Она все смотрела на номер, смотрела… Он внушал отвращение. Ольга и вообразить не могла, что цифры, самые обыкновенные цифры – 5, 1, 4, 2, 6, 7 – могут быть столь омерзительны. И они соединены в какие-то особенно противные сочетания: 14, 67…
Ольга содрогнулась. Оставить записку Полякова у себя? Да ведь это то же самое, что снять с паутины крестовика, подержать его в руках и спрятать в карман!
Она изорвала записку в клочья и пустила по ветру. Вид разлетевшихся белоснежных клочков доставил ей мгновенное удовольствие.

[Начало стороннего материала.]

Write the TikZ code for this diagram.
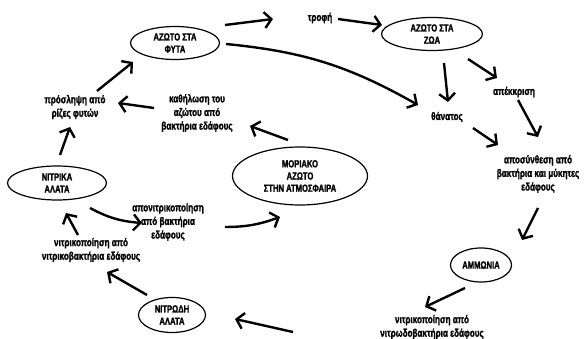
\documentclass[tikz,border=0pt]{standalone}
\usepackage{fontspec}
\setmainfont{Liberation Sans}[UprightFont={* Bold},BoldFont={* Bold},FakeStretch=0.74,FakeBold=1.6]
\usetikzlibrary{arrows.meta,shapes.geometric,bending}
\begin{document}
\begin{tikzpicture}[x=1pt,y=1pt,
  ell/.style={ellipse,draw,line width=1.2pt,inner sep=0pt,align=center,
    font=\fontsize{10.3}{12.2}\selectfont},
  lbl/.style={inner sep=1pt,align=center,font=\fontsize{11}{13.6}\selectfont},
  arr/.style={line width=2.4pt,-{Straight Barb[length=7pt,width=16pt,flex]}}]
\useasboundingbox (0,0) rectangle (587,-339);
% nodes
\node[ell,minimum width=89,minimum height=33] (phyta) at (175,-43) {ΑΖΩΤΟ ΣΤΑ\\ΦΥΤΑ};
\node[ell,minimum width=101,minimum height=33] (zoa) at (432,-34) {ΑΖΩΤΟ ΣΤΑ\\ΖΩΑ};
\node[ell,minimum width=61,minimum height=34] (ammonia) at (481,-265) {ΑΜΜΩΝΙΑ};
\node[ell,minimum width=67,minimum height=35] (nitrodi) at (172,-315) {ΝΙΤΡΩΔΗ\\ΑΛΑΤΑ};
\node[ell,minimum width=99,minimum height=34] (nitrika) at (57,-183) {ΝΙΤΡΙΚΑ\\ΑΛΑΤΑ};
\node[ell,minimum width=135,minimum height=58] (moriako) at (300,-176) {ΜΟΡΙΑΚΟ\\ΑΖΩΤΟ\\ΣΤΗΝ ΑΤΜΟΣΦΑΙΡΑ};
\node[lbl] (trofi) at (320,-18) {τροφή};
\node[lbl] (thanatos) at (447,-117) {θάνατος};
\node[lbl] (apekkrisi) at (514,-92) {απέκκριση};
\node[lbl] (aposynthesi) at (538,-174) {αποσύνθεση από\\βακτήρια και μύκητες\\εδάφους};
\node[lbl] (nitrif2) at (432,-327) {νιτρικοποίηση από\\νιτρωδοβακτήρια εδάφους};
\node[lbl] (nitrif1) at (91,-250) {νιτρικοποίηση από\\νιτρικοβακτήρια εδάφους};
\node[lbl] (aponitr) at (168,-222) {απονιτρικοποίηση\\από βακτήρια\\εδάφους};
\node[lbl] (kathilosi) at (197,-113) {καθήλωση του\\αζώτου από\\βακτήρια εδάφους};
\node[lbl] (proslipsi) at (75,-107) {πρόσληψη από\\ρίζες φυτών};
% arrows
\draw[arr] ([shift={(50,18)}]phyta.center) -- ([shift={(-47,-1)}]trofi.center);
\draw[arr] ([shift={(18,-1)}]trofi.center) -- ([shift={(-50,9)}]zoa.center);
\draw[arr] ([shift={(51,-1)}]phyta.center) to[bend left=12] ([shift={(-29,12)}]thanatos.center);
\draw[arr] ([shift={(12,-29)}]zoa.center) -- ([shift={(1,15)}]thanatos.center);
\draw[arr] ([shift={(36,-25)}]zoa.center) -- ([shift={(-17,14)}]apekkrisi.center);
\draw[arr] ([shift={(4,-8)}]apekkrisi.center) -- ([shift={(0,37)}]aposynthesi.center);
\draw[arr] ([shift={(26,-11)}]thanatos.center) -- ([shift={(-40,29)}]aposynthesi.center);
\draw[arr] ([shift={(0,-34)}]aposynthesi.center) -- ([shift={(41,25)}]ammonia.center);
\draw[arr] ([shift={(-16,-23)}]ammonia.center) -- ([shift={(-7,20)}]nitrif2.center);
\draw[arr] ([shift={(-139,-5)}]nitrif2.center) -- ([shift={(63,-4)}]nitrodi.center);
\draw[arr] ([shift={(-25,20)}]nitrodi.center) -- ([shift={(16,-22)}]nitrif1.center);
\draw[arr] ([shift={(-13,15)}]nitrif1.center) -- ([shift={(9,-30)}]nitrika.center);
\draw[arr] ([shift={(33,-25)}]nitrika.center) to[bend right=12] ([shift={(-26,-1)}]aponitr.center);
\draw[arr] ([shift={(57,-5)}]aponitr.center) to[bend right=10] ([shift={(-20,-41)}]moriako.center);
\draw[arr] ([shift={(-12,36)}]moriako.center) -- ([shift={(53,-13)}]kathilosi.center);
\draw[arr] ([shift={(-43,5)}]kathilosi.center) -- ([shift={(43,4)}]proslipsi.center);
\draw[arr] ([shift={(3,28)}]nitrika.center) -- ([shift={(-5,-20)}]proslipsi.center);
\draw[arr] ([shift={(22,16)}]proslipsi.center) -- ([shift={(-42,-19)}]phyta.center);
\end{tikzpicture}
\end{document}
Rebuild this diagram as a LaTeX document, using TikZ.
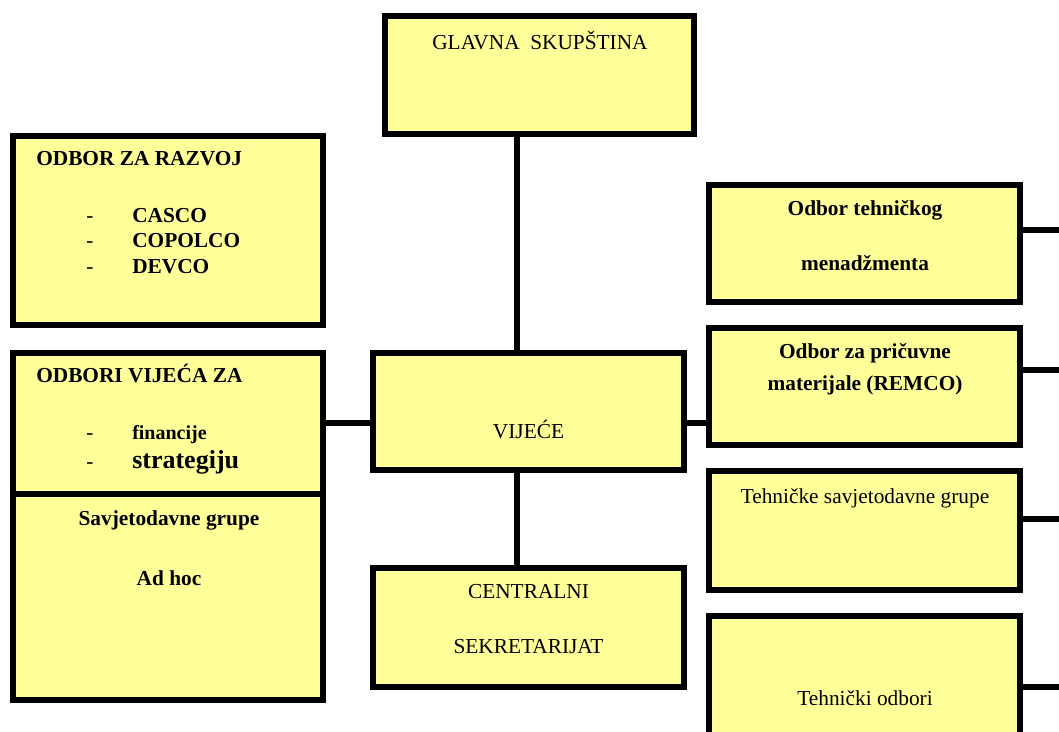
\documentclass[tikz,border=0pt]{standalone}
\usepackage{fontspec}
\setmainfont{Liberation Serif}
\begin{document}
\begin{tikzpicture}[x=0.75pt,y=-0.75pt,
  orgbox/.style={draw=black,line width=4.5pt,fill=boxyellow,rectangle,inner sep=0pt},
  link/.style={line width=4.5pt},
  lbl/.style={anchor=base,inner sep=0pt,font=\fontsize{16}{19}\selectfont},
  blbl/.style={lbl,font=\fontsize{16}{19}\selectfont\bfseries}]
\definecolor{boxyellow}{HTML}{FFFF99}
\useasboundingbox (0,0) rectangle (1059,731);
\clip (0,0) rectangle (1059,731);

% boxes (sizes in px of the stroke centre line, 1px = 0.75pt)
\node[orgbox,minimum width=309*0.75,minimum height=118*0.75] (gs) at (539.5,75) {};
\node[orgbox,minimum width=310*0.75,minimum height=189*0.75] (razvoj) at (168,230.5) {};
\node[orgbox,minimum width=310*0.75,minimum height=141*0.75] (odbori) at (168,423.5) {};
\node[orgbox,minimum width=310*0.75,minimum height=206*0.75] (savjet) at (168,597) {};
\node[orgbox,minimum width=311*0.75,minimum height=117*0.75] (vijece) at (528.5,411.5) {};
\node[orgbox,minimum width=311*0.75,minimum height=119*0.75] (centr) at (528.5,627.5) {};
\node[orgbox,minimum width=311*0.75,minimum height=117*0.75] (tmb) at (864.5,243.5) {};
\node[orgbox,minimum width=311*0.75,minimum height=117*0.75] (remco) at (864.5,386.5) {};
\node[orgbox,minimum width=311*0.75,minimum height=119*0.75] (tag) at (864.5,530.5) {};
\node[orgbox,minimum width=311*0.75,minimum height=150*0.75] (tc) at (864.5,691) {};

% trunk line and free ends at the right margin
\coordinate (trunk) at (517,0);
\coordinate (mid) at (0,423);
\coordinate (e1) at (1065,230);
\coordinate (e2) at (1065,370);
\coordinate (e3) at (1065,519);
\coordinate (e4) at (1065,687);

% connectors
\draw[link] (trunk |- gs.south) -- (trunk |- vijece.north);
\draw[link] (trunk |- vijece.south) -- (trunk |- centr.north);
\draw[link] (odbori.east |- mid) -- (vijece.west |- mid);
\draw[link] (vijece.east |- mid) -- (remco.west |- mid);
\draw[link] (tmb.east |- e1) -- (e1);
\draw[link] (remco.east |- e2) -- (e2);
\draw[link] (tag.east |- e3) -- (e3);
\draw[link] (tc.east |- e4) -- (e4);

% labels
\node[lbl] (tgs) at (540,50) {GLAVNA\ \ SKUPŠTINA};

\node[blbl,anchor=base west] (trz) at (36,166) {ODBOR ZA RAZVOJ};
\node[lbl,anchor=base west] (d1) at (86,222) {-};
\node[lbl,anchor=base west] (d2) at (86,247) {-};
\node[lbl,anchor=base west] (d3) at (86,273) {-};
\node[blbl,anchor=base west] (t1) at (132,222) {CASCO};
\node[blbl,anchor=base west] (t2) at (132,247) {COPOLCO};
\node[blbl,anchor=base west] (t3) at (132,273) {DEVCO};

\node[blbl,anchor=base west] (tov) at (36,382) {ODBORI VIJEĆA ZA};
\node[lbl,anchor=base west] (d4) at (86,439) {-};
\node[lbl,anchor=base west] (d5) at (86,468) {-};
\node[blbl,anchor=base west,font=\fontsize{15}{17}\selectfont\bfseries] (t4) at (132,439) {financije};
\node[blbl,anchor=base west,font=\fontsize{19.5}{22}\selectfont\bfseries] (t5) at (132,468) {strategiju};

\node[blbl] (tsg) at (169,525) {Savjetodavne grupe};
\node[blbl] (tah) at (169,585) {Ad hoc};

\node[lbl] (tv) at (528.5,438) {VIJEĆE};
\node[lbl] (tc1) at (528.5,598) {CENTRALNI};
\node[lbl] (tc2) at (528.5,653) {SEKRETARIJAT};

\node[blbl] (tm1) at (865,215) {Odbor tehničkog};
\node[blbl] (tm2) at (865,270) {menadžmenta};
\node[blbl] (tr1) at (865,358) {Odbor za pričuvne};
\node[blbl] (tr2) at (865,390) {materijale (REMCO)};
\node[lbl] (tt) at (865,503) {Tehničke savjetodavne grupe};
\node[lbl] (to) at (865,705) {Tehnički odbori};
\end{tikzpicture}
\end{document}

Этот человек дважды приходил ей на помощь… Просто так, ни с того ни с сего. Может быть, у него удалось бы что-нибудь разузнать о маме! А может быть, и не удалось бы. Наверняка он ничего бы не сказал!
Все в Полякове внушало ей ужас. Особенно взгляд его черных глаз. Казалось, он видит ее насквозь, знает о ней что-то, чего она и сама не знает и не может знать.
Ольга зачем-то вытерла ладони полой халата. Но легче и спокойней ей не стало.
Его черные глаза так и стояли перед ее мысленным взором. Наваждение, ужас!
Зябко обхватив плечи ладонями, девушка скорчилась, прижав колени к груди.
«Господи, помоги, избавь меня от него! Помоги, господи!»
И при этих словах Ольга вдруг вспомнила, что до сих пор не исполнила обещание, данное еще в ноябре той бабульке из Дубёнок: так и не сходила в высоковскую церковь и не поставила свечку за свое чудесное спасение.
Ну и вот вам, пожалуйста! Бабулька же говорила: отвернется господь, если не сходишь. Отвернулся, в самом деле…
Сегодня же… нет, сегодня у нее дежурство… завтра же, только сменившись, она первым делом поедет в Высоково, в церковь. И поставит свечки ко всем иконам. И будет просить господа, чтобы уберег ее от Полякова. Чтобы даровал ей спасение от него!
Любой ценой.
* * *
– Ты тут, сестра? – раздался шепелявый голос.
Александра подняла глаза от бинтов, которые скатывала – боже, сколько их прошло через ее руки за жизнь, начиная от империалистической 14-го года, и теперь она от них не избавилась, – и увидела перед собой высокого седого мужчину, заросшего неопрятной белой щетиной.
– Что у вас? Флегмона? Скорбут? Рожистое воспаление? – быстро спросила она.
Это был «джентльменский набор» последнего времени, прибавившийся к обычным ревматизмам, простудам, сердечным спазмам, непременной цинге etc.
Недавно прибыли новые этапы – с Дальнего Востока и с Кавказа. В забитых досками вагонах за долгие недели пути у «пассажиров» развились все виды гноеродных инфекций. Многие в дороге умерли, а оставшиеся в живых и попавшие в Пезмог то и дело обращались в больницу, в которой теперь работала Александра. Доктор Никольский – один из тех ленинградских хирургов, к которым с таким пиететом относился Мельников (да они и большего пиетета заслуживали!), – сокрушался, что инфекция эта как-то особенно вирулентна, то есть жизнестойка, и болезни никак не удавалось заглушить.